> **What the task requires**:
Collect each line containing "that".

> **Supplied material**:

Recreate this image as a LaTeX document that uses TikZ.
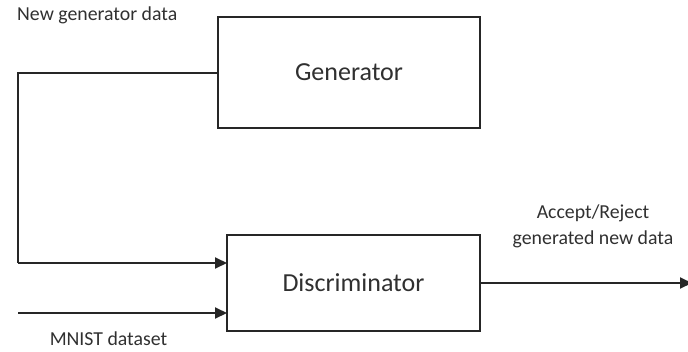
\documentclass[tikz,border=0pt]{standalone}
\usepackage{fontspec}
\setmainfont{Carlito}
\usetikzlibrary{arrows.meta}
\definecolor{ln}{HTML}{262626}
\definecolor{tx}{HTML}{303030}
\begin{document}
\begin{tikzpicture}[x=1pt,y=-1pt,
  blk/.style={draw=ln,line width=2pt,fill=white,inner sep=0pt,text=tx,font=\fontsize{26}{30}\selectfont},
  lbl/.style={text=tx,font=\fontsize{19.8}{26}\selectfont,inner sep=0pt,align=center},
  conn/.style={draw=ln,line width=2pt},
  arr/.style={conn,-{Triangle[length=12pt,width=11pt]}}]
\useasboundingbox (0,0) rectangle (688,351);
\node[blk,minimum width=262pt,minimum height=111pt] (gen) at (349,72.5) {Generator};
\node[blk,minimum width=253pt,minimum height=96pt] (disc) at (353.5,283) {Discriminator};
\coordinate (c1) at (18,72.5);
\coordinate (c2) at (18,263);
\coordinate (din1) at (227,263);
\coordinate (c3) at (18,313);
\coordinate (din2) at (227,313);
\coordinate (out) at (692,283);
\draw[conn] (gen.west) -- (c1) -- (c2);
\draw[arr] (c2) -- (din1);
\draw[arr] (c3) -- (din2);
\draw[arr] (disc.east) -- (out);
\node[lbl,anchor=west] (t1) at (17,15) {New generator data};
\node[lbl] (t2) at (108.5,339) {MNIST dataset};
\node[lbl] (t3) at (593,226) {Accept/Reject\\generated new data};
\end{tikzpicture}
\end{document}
...
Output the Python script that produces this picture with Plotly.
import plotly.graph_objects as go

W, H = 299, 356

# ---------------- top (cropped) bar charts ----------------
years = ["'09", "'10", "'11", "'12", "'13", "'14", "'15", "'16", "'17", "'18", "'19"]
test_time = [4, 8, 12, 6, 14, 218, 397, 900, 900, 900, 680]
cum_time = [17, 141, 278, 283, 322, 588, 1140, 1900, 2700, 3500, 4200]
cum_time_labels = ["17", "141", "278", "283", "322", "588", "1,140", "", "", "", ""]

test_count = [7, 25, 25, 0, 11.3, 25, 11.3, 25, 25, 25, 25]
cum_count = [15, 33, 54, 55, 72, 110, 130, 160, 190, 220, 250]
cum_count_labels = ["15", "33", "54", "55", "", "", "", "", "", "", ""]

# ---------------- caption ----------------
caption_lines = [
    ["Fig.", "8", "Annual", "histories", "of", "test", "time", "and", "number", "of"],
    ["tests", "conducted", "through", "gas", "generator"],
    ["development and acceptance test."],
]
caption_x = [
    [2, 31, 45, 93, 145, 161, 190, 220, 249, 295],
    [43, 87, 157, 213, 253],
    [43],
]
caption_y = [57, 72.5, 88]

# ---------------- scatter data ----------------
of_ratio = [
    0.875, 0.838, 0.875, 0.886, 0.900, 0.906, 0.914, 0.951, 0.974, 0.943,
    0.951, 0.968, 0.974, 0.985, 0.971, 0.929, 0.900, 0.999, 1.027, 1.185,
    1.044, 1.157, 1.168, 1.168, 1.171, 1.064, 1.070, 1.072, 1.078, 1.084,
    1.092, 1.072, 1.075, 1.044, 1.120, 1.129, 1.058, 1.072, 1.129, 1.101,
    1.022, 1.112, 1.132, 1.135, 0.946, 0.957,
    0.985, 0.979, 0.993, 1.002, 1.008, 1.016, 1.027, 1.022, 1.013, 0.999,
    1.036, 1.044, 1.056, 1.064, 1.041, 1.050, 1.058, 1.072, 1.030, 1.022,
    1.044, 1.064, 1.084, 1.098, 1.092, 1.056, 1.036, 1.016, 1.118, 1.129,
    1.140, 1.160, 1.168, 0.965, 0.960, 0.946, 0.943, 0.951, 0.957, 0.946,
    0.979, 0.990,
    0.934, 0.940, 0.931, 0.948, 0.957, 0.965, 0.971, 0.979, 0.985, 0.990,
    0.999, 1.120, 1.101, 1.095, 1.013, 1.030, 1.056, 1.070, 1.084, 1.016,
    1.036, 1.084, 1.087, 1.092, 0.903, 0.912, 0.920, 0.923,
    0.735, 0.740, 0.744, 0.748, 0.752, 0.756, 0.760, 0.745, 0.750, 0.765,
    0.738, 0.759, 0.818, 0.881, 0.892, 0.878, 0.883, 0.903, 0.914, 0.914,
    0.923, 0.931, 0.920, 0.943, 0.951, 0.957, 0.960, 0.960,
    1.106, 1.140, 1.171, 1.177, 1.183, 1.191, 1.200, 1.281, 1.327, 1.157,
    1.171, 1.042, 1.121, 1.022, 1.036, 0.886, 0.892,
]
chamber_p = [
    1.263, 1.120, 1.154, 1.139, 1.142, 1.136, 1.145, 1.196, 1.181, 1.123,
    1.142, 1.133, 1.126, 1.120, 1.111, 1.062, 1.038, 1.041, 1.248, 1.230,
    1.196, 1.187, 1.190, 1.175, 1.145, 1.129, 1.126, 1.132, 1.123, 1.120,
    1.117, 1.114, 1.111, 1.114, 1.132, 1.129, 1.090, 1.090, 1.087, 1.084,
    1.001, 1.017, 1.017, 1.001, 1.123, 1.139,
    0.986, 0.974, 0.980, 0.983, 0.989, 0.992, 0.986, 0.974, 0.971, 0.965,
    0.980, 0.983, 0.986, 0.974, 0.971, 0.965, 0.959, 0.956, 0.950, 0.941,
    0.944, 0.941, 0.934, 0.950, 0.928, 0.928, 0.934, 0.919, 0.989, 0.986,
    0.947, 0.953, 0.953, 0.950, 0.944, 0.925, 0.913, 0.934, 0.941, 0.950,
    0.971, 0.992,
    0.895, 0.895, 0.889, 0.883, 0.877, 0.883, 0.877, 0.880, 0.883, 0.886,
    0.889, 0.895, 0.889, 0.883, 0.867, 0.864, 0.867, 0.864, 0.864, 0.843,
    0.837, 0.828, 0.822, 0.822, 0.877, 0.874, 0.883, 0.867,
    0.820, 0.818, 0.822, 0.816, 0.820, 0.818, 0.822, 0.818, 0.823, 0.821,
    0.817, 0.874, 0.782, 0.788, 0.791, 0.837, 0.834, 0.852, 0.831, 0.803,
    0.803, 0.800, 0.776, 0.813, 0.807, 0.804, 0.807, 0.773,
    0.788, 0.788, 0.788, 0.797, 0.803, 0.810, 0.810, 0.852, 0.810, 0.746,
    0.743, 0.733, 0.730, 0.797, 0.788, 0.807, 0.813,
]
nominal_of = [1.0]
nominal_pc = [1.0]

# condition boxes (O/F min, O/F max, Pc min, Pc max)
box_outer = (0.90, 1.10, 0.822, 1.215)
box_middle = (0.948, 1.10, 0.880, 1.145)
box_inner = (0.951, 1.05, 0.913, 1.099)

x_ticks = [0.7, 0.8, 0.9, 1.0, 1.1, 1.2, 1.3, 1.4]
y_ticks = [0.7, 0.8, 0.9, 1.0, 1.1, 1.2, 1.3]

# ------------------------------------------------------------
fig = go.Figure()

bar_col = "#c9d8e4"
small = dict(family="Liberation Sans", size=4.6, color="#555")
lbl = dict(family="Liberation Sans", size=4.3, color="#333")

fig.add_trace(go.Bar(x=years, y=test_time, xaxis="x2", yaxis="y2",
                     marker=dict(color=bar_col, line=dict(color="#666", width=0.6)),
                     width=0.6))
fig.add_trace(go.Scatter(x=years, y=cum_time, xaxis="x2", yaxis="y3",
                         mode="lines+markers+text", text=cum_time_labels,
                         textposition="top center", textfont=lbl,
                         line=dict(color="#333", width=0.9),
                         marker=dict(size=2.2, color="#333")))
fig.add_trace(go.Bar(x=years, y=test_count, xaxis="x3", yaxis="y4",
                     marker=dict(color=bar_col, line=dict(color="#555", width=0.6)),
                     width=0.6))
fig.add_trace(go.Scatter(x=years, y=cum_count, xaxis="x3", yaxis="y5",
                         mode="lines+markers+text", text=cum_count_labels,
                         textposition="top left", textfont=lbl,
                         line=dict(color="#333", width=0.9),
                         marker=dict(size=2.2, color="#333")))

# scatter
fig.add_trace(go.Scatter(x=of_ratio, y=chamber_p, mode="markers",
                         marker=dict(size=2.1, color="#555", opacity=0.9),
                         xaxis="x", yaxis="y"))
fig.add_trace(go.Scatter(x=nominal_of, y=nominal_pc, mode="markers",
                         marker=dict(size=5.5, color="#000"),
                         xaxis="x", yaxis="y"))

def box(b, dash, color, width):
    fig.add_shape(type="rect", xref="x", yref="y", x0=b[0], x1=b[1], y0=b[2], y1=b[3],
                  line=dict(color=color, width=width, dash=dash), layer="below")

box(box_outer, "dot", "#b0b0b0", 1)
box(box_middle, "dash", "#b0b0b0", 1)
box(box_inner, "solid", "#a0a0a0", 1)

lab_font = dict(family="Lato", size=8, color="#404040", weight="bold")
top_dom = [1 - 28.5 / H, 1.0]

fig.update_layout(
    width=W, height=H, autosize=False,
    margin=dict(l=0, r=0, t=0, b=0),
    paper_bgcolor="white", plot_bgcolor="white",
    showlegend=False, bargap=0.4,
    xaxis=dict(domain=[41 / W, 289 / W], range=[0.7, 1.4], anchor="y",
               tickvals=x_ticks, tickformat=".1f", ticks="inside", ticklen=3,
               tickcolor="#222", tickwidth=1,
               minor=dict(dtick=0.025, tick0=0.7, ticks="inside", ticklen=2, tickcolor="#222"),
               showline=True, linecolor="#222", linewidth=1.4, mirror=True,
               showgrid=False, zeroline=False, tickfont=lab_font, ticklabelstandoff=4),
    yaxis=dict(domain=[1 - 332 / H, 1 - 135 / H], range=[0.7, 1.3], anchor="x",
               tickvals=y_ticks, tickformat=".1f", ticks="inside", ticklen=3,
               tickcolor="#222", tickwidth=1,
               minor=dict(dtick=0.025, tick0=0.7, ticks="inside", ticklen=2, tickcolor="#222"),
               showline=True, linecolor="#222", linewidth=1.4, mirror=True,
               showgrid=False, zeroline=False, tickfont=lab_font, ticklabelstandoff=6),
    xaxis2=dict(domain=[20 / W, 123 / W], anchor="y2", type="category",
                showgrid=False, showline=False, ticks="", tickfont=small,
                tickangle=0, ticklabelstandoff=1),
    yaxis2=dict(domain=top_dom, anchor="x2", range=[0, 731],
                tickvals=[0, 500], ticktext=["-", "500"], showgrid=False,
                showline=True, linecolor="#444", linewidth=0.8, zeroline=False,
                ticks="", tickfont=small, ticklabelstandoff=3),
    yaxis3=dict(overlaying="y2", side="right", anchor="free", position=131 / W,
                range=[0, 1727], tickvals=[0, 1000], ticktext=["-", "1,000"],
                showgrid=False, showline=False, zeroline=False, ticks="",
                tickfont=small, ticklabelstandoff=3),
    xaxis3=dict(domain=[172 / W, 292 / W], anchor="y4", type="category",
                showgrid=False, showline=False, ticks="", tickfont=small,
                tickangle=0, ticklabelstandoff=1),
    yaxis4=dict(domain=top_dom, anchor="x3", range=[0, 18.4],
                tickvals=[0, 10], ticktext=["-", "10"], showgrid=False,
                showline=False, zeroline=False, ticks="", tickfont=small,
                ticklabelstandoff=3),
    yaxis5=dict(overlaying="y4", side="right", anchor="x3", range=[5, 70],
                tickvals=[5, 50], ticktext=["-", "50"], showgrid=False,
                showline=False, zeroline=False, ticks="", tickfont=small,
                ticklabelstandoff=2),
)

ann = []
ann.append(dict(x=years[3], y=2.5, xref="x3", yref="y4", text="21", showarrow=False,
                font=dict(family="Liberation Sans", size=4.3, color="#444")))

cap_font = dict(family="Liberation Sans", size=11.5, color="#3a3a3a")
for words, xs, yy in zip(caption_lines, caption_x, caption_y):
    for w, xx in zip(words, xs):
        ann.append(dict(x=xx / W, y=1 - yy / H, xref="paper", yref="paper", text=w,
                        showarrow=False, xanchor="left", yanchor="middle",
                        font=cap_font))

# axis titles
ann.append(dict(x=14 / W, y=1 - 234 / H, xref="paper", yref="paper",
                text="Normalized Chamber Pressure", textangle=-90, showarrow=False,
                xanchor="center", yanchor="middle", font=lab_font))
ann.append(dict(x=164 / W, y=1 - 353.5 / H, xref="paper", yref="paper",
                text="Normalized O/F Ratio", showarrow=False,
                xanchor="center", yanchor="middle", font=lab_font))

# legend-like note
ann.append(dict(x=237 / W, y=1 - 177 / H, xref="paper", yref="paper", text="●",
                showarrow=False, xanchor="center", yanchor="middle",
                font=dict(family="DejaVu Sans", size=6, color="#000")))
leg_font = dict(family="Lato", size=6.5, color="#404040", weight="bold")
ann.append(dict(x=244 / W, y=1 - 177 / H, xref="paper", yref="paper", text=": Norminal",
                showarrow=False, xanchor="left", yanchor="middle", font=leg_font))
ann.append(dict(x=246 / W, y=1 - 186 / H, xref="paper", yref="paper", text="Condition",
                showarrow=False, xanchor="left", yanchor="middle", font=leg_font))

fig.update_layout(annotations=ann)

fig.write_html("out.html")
...
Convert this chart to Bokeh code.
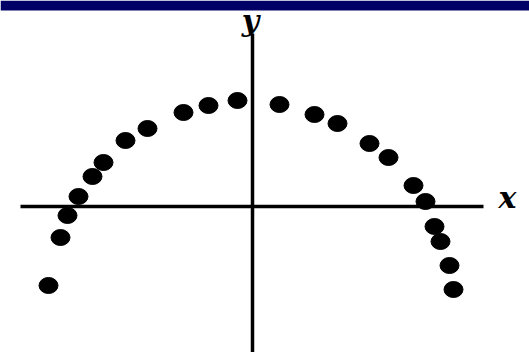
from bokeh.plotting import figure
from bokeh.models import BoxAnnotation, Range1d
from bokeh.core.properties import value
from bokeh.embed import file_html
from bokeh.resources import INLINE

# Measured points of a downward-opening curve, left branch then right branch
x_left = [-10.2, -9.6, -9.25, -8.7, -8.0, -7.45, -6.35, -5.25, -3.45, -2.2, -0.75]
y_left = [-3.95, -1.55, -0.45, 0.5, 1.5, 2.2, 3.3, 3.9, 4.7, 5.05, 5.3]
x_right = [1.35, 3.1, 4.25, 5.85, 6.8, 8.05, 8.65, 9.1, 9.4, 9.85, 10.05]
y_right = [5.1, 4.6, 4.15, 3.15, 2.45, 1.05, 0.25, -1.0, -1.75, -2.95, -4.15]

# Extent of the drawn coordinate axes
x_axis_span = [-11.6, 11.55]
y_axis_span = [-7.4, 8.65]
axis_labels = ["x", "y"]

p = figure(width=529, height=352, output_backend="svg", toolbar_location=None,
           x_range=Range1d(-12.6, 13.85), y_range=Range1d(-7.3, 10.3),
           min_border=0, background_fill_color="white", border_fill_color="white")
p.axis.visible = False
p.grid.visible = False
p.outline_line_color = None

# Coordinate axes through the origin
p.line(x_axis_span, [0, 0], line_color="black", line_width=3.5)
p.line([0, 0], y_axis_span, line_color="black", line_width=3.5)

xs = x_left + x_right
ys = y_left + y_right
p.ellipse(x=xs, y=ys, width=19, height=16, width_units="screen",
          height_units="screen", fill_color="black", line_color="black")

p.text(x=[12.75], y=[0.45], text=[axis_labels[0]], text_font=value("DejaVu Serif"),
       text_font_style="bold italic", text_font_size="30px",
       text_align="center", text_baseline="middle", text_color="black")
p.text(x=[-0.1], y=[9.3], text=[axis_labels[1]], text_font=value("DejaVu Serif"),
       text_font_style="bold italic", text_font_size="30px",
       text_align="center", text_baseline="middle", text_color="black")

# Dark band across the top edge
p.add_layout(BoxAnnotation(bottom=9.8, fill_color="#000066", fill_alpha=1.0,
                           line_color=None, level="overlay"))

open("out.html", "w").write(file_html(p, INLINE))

> **Written answer**:
Recreate this image as a LaTeX document that uses TikZ.
Output the Python script that produces this picture with Plotly.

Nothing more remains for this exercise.